Tuesday, June 30, 2009

Good Riddance, Norm Coleman

'Al Franken, a satirist known for his biting political humor, is headed to the U.S. Senate, the survivor of an epic legal struggle that opponent Norm Coleman finally conceded he couldn't win.' [Strib link]

IOW: Sensible adults agree: As a comedian, Al Franken went too far.

During the intraDFL contest last year, I enjoyed exposing people claiming to be offended by Franken who, upon the gentlest cross-examination, admitted they weren't offended a bit. They'd published 'I'm offended by Al Franken' but then tell me that saying I'm offended by Al Franken is a universally-understood elite-mediaspeak shorthand for I might be able to respect a person who claimed to be offended by Al Franken, even though I'm not. So when they'd publish I'm offended by Al Franken and then tell me that in fact they weren't--by their lights, I was being a hyperliteralist nag.

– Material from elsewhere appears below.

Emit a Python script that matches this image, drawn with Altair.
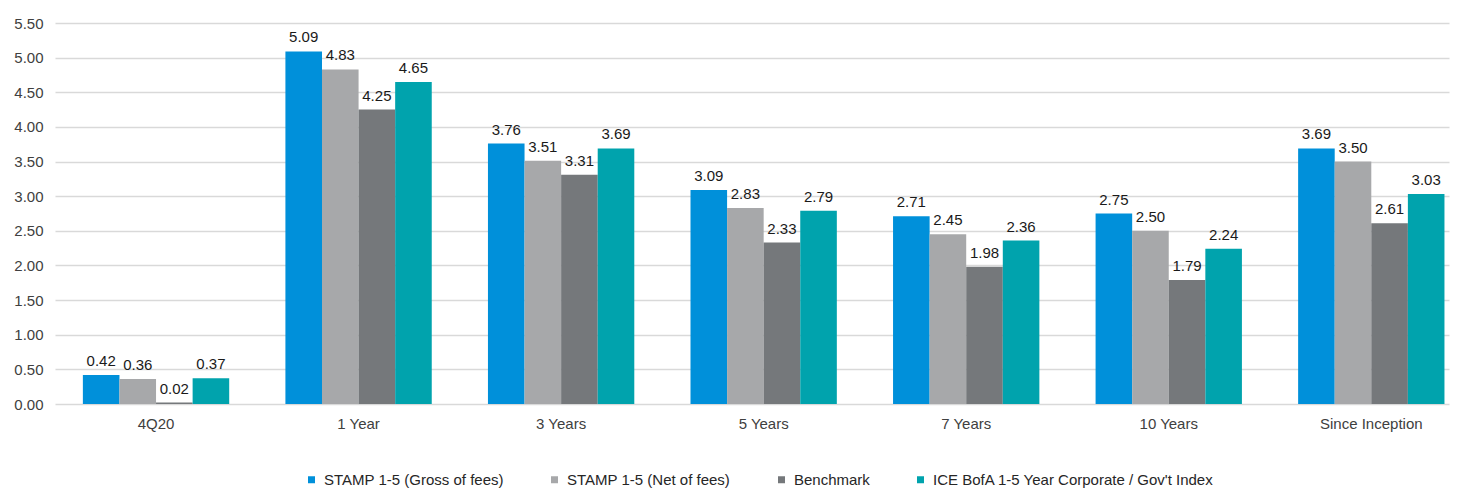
import altair as alt
import pandas as pd

categories = ["4Q20", "1 Year", "3 Years", "5 Years", "7 Years", "10 Years", "Since Inception"]
series = ["STAMP 1-5 (Gross of fees)", "STAMP 1-5 (Net of fees)", "Benchmark",
          "ICE BofA 1-5 Year Corporate / Gov't Index"]
gross = [0.42, 5.09, 3.76, 3.09, 2.71, 2.75, 3.69]
net = [0.36, 4.83, 3.51, 2.83, 2.45, 2.50, 3.50]
bench = [0.02, 4.25, 3.31, 2.33, 1.98, 1.79, 2.61]
ice = [0.37, 4.65, 3.69, 2.79, 2.36, 2.24, 3.03]
colors = ["#0090DA", "#A7A8AA", "#75787B", "#00A3AD"]

rows = []
for s, vals in zip(series, [gross, net, bench, ice]):
    for c, v in zip(categories, vals):
        rows.append({"period": c, "series": s, "value": v})
df = pd.DataFrame(rows)

FONT = "Liberation Sans"

x = alt.X("period:N", sort=categories, title=None,
          scale=alt.Scale(paddingInner=0.2775, paddingOuter=0.08, align=0.86),
          axis=alt.Axis(labelAngle=0, labelFontSize=15, labelColor="#404040", labelFont=FONT,
                        domain=False, ticks=False, labelPadding=12))
xoff = alt.XOffset("series:N", sort=series, scale=alt.Scale(paddingInner=0, paddingOuter=0))
y = alt.Y("value:Q", title=None,
          scale=alt.Scale(domain=[0, 5.5], nice=False),
          axis=alt.Axis(values=[i * 0.5 for i in range(12)], format=".2f", labelFontSize=15,
                        labelColor="#404040", labelFont=FONT, domain=False, ticks=False,
                        labelPadding=12, gridColor="#D9D9D9", gridWidth=1.3))

bars = alt.Chart(df).mark_bar().encode(
    x=x, xOffset=xoff, y=y,
    color=alt.Color("series:N", sort=series,
                    scale=alt.Scale(domain=series, range=colors),
                    legend=alt.Legend(title=None, orient="none", direction="horizontal",
                                      legendX=249, legendY=449,
                                      symbolType="square", symbolSize=49, symbolStrokeWidth=0,
                                      symbolOffset=0, labelOffset=5,
                                      labelFontSize=15, labelFont=FONT, labelColor="#262626",
                                      columnPadding=43, labelLimit=500)),
)

labels = alt.Chart(df).mark_text(baseline="bottom", dy=-6, fontSize=15, font=FONT,
                                 color="#1a1a1a").encode(
    x=x, xOffset=xoff, y=y, text=alt.Text("value:Q", format=".2f"))

chart = (bars + labels).properties(
    width=1394, height=381,
    padding={"left": 5, "top": 8, "right": 5, "bottom": 5},
).configure_view(stroke=None).configure_axis(grid=True).configure_axisX(grid=False)

chart.save("out.html", embed_options={"renderer": "svg", "actions": False})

That Strib writer [ironically--five writers blended into one, third person, objective POV] might alternatively be asserting a bold, ultraconservative dogmatism--but you know that worldview could never be accepted in such a paper. Or could 'the writer' be offering an intimacy-building 'comic roast' 'dig' 'at' Franken, perhaps hinting--with deniability--at the oddity, that the generally DFL-preferring paper had endorsed Coleman over Franken?

And spare a thought for those of us for whom biting contains no pejorative, will you?

Same article:

Conceding defeat outside his St. Paul home shortly after the court ruling, Coleman sidestepped questions about whether he would turn his attention to running for governor in 2010. "We'll talk about the future in short order," he said.

How could he have said we'll in that answer? Norm of course means that 'in supreme public-spiritedness and ego-transcendence', he 'works as a coequal with the team members' who serve at his pleasure. Coleman is suggesting that--when electing him--the public is gaining access to a true group brain. Coleman leaks his chilling, corporatist consciousness gambit liberally:

Asked when he would talk about his plans, he replied, "Soon. I presume sometime -- we'll get through July 4 -- sometime next week, I presume, I'll be talking a little bit about what the future is." [Star Tribune] And what talisman will Coleman be employing, in this ceremony?

But seriously--when A-List State Politician says that to WurzerCentral, it's time that politician sought a new profession.